Query 1: Search for just a boot event

Normally, we might not know exactly which pattern to look for, and refining that pattern would be part of the analytic process. We'll start by just finding devices with boot events.

zombie-reboot-boot.png

%%time
q = """
MATCH (a)-[boot:HostEvents]->(a)
WHERE boot.event_id = 4608
RETURN count(*)
INTO Answers
"""
count = run_query_and_count(q)
print('Number of boot events: ' + '{:,}'.format(count))
Number of boot events: 1,712
CPU times: user 10.9 ms, sys: 4.06 ms, total: 15 ms
Wall time: 446 ms

Query 2: Boot event followed by program start event

Now we'll refine the query by looking for programs launched within 4 seconds of a boot event.

zombie-reboot-program.png

%%time
q = """
MATCH (a)-[boot:HostEvents]->(a)-[program:HostEvents]->(a)
WHERE boot.event_id = 4608
  AND program.event_id = 4688
  AND program.epoch_time >= boot.epoch_time
  AND program.epoch_time - boot.epoch_time < 4
RETURN count(*)
INTO Answers
"""

count = run_query_and_count(q)
print('Number of boot & program start events: ' + '{:,}'.format(count))
Number of boot & program start events: 253,009
CPU times: user 12.8 ms, sys: 4.08 ms, total: 16.8 ms
Wall time: 691 ms

Query 3: Boot, program start, and connection

Now we add the network connection edge from A to B from port 3128 (in our mock example, this is a signature port for the bot in question).

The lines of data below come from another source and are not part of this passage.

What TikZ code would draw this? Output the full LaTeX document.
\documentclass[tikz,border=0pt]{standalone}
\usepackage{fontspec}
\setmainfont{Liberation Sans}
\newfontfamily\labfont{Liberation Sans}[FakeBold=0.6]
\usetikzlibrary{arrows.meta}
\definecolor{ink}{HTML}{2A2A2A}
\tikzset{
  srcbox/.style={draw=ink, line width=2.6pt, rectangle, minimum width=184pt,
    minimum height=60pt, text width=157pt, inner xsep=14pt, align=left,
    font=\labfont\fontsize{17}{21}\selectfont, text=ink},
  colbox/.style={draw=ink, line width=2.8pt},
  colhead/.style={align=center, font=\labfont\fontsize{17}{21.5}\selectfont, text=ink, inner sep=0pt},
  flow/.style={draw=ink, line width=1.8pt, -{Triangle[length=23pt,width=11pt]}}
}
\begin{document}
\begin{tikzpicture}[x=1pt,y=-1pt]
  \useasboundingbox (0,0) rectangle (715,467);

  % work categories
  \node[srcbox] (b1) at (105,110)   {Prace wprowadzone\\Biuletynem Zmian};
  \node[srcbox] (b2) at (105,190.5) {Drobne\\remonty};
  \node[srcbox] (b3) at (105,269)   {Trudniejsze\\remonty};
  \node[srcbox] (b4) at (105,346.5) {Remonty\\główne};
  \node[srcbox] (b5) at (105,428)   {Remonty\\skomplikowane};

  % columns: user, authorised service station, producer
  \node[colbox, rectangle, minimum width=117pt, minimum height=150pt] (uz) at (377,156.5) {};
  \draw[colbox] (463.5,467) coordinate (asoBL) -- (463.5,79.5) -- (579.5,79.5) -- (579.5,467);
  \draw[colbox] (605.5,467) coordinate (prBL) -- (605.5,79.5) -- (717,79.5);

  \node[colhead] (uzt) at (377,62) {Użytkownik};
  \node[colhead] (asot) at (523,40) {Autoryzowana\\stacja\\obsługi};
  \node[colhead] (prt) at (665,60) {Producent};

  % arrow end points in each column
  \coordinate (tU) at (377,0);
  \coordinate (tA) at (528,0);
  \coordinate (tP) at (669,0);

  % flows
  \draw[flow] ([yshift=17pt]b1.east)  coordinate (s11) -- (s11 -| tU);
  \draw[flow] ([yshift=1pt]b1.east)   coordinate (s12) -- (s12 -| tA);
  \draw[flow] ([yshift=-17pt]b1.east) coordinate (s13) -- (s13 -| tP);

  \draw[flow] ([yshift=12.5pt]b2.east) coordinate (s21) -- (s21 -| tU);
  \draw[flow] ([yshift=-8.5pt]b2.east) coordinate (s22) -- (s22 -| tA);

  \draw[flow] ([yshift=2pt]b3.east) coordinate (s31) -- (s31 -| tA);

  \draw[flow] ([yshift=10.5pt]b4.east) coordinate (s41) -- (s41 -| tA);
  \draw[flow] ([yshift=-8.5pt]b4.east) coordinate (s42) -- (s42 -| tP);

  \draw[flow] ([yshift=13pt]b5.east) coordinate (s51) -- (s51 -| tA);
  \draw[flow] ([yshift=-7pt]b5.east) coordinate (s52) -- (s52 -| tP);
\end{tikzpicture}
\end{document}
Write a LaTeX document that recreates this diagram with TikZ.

We'll restrict it such that all the pieces (boot, program start, and message) happen within 4 seconds.

zombie-reboot-flow1.png

%%time
q = """
MATCH (a)-[boot:HostEvents]->(a)-[program:HostEvents]->(a)<-[nf1:Netflow]-(b)
WHERE a <> b
  AND nf1.src_port = 3128
  AND boot.event_id = 4608
  AND program.event_id = 4688
  AND program.epoch_time >= boot.epoch_time
  AND nf1.epoch_time >= program.epoch_time
  AND nf1.epoch_time - boot.epoch_time < 4
RETURN count(*)
INTO Answers
"""
# Note the overall time limit on the sequence of the three events

count = run_query_and_count(q)
print('Number of boot, programstart, & nf0 events: ' + '{:,}'.format(count))
Number of boot, programstart, & nf0 events: 109
CPU times: user 19.8 ms, sys: 6.28 ms, total: 26.1 ms
Wall time: 3.35 s

Query 4: Full zombie reboot pattern

Finally, we add in the last network connection and match the full pattern.

zombie-reboot-final.png

%%time
q = """
MATCH (a)-[boot:HostEvents]->(a)-[program:HostEvents]->(a)
         <-[nf1:Netflow]-(b)-[nf2:Netflow]->(c)
WHERE a <> b AND b <> c AND a <> c
  AND nf1.src_port = 3128
  AND boot.event_id = 4608
  AND program.event_id = 4688
  AND program.epoch_time >= boot.epoch_time
  AND nf1.epoch_time >= program.epoch_time
  AND nf1.epoch_time - boot.epoch_time < 4
  AND nf2.duration >= 3600
  AND nf2.epoch_time < nf1.epoch_time
  AND nf2.epoch_time + nf2.duration >= nf1.epoch_time
RETURN count(*)
INTO Answers
"""

count = run_query_and_count(q)
print('Number of zombie reboot events: ' + '{:,}'.format(count))
Number of zombie reboot events: 981
CPU times: user 34.2 ms, sys: 10.5 ms, total: 44.8 ms
Wall time: 14.4 s